The bigger words in the chart appear more often in responses relative to the other words. In this case, these words tend to be negative—e.g. “lazy” and “spoiled.”

Now that you know how it works, you might be asking yourself, “How do word clouds help my survey analysis?”

Here are some of its key benefits:

  • It’s intuitive and easy to comprehend
  • It helps identify overall respondent sentiment and the specific factors that drive it
  • It provides direction for further analysis

But here are some of its drawbacks to consider:

  • It fails to measure each word’s value in and of itself
  • It allows irrelevant words to appear
  • When words appear similar in size, it becomes difficult to differentiate them

TFIDF (term frequency–inverse document frequency)

TFIDF focuses on how unique a word or a group of words are from a set of responses. It’s calculated as follows:

TFIDF calculation

The closer the number is to 1, the more important the word becomes. What’s the reasoning behind this formula? If more people say something but don’t necessarily say it frequently, it’s easily neglected or missed—despite its value to your analysis. TFIDF solves this challenge by highlighting the most important unique words or group of words.

For example, let’s say we gathered responses from the question: “If you had $1,000 and you could save it, invest it, or use it to pay off bills, what would you do with it?”

We end up finding that many young adults would spend the money on school-related expenses as words like, “tuition” and “buying textbooks” have a high TFIDF rating.

Use TFIDF when you want to…

  • Drill down on the unique words that are used by a large sample of respondents
  • Identify a theme to focus on
  • Easily compare the relevance of a word or a group of words to others

Just keep the following pitfalls in mind…

  • The voices of a few respondents can get buried and neglected
  • If many respondents say something, but say it often, that word or group of words can receive a score that isn’t representative of its significance
  • When something is said by only a few respondents, infrequently, that word or group of words can receive a score that overstates its importance

Topic modeling

Topic modeling is an advanced natural language processing technique that involves using algorithms to identify the main themes or ideas (topics) in a large amount of text data. Topic modeling algorithms examine text to look for clusters of similar words and then group them based on the statistics of how often the words appear and what the balance of topics is.
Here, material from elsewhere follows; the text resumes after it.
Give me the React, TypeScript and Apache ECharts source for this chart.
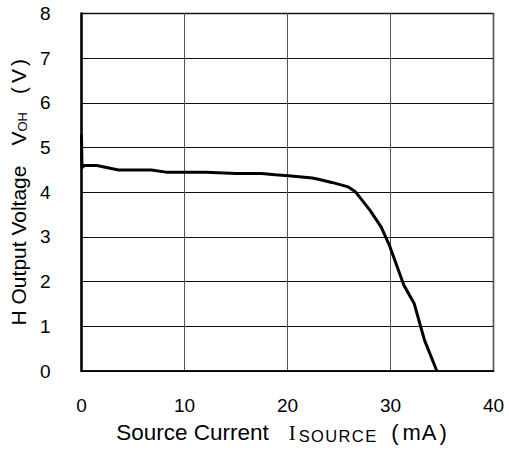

As a result, topic modeling helps you understand the key themes from your survey responses as well as the relative importance of each theme.

Let’s use a hypothetical situation to showcase topic modeling in action:

Let’s say we asked respondents whether or not they like swimming. We followed up with an open-ended question where the respondent can explain their answer. Our topic model produces the following chart, based on the clusters of similar words that appear in the open-ended responses.

Topic modeling example

Eight main topics emerge, based on the frequency of word clusters that appeared in our open-ended responses. Since we used a 95% confidence interval, there’s some variability in the weight of each topic, which the lines on either side of the topic represent.

As you can see, the topic clusters that appear for respondents who said they don’t like swimming are negative, while the ones who said they like swimming are positive. In our example above, “exhausting” was the most relevant topic when respondents disliked swimming. Meanwhile, “fun” was the most applicable topic when respondents said they liked swimming.

How does topic modeling help your survey analysis?

  • Identifies key topics that drive the respondent’s sentiment in a certain direction
  • Helps you understand each topic’s level of influence
  • Produces an intuitive and easy to understand visual

Here are some of its shortcomings:

  • Doesn’t account for the significance of each topic in and of itself
  • The survey creator specifies the number of topics they’d like to have in advance. This easily leads to human error; choosing an excessive number of topics creates less valuable ones while choosing an insufficient number leaves out potentially important topics
  • Becomes overwhelming and less meaningful if too many key topics are chosen

Deciding on the right application of Natural Language Processing isn’t simple. But choosing between these 3 use cases makes the process much easier. So go forward and embrace your free responses with confidence. You’ll uncover any and all of the key insights they provide.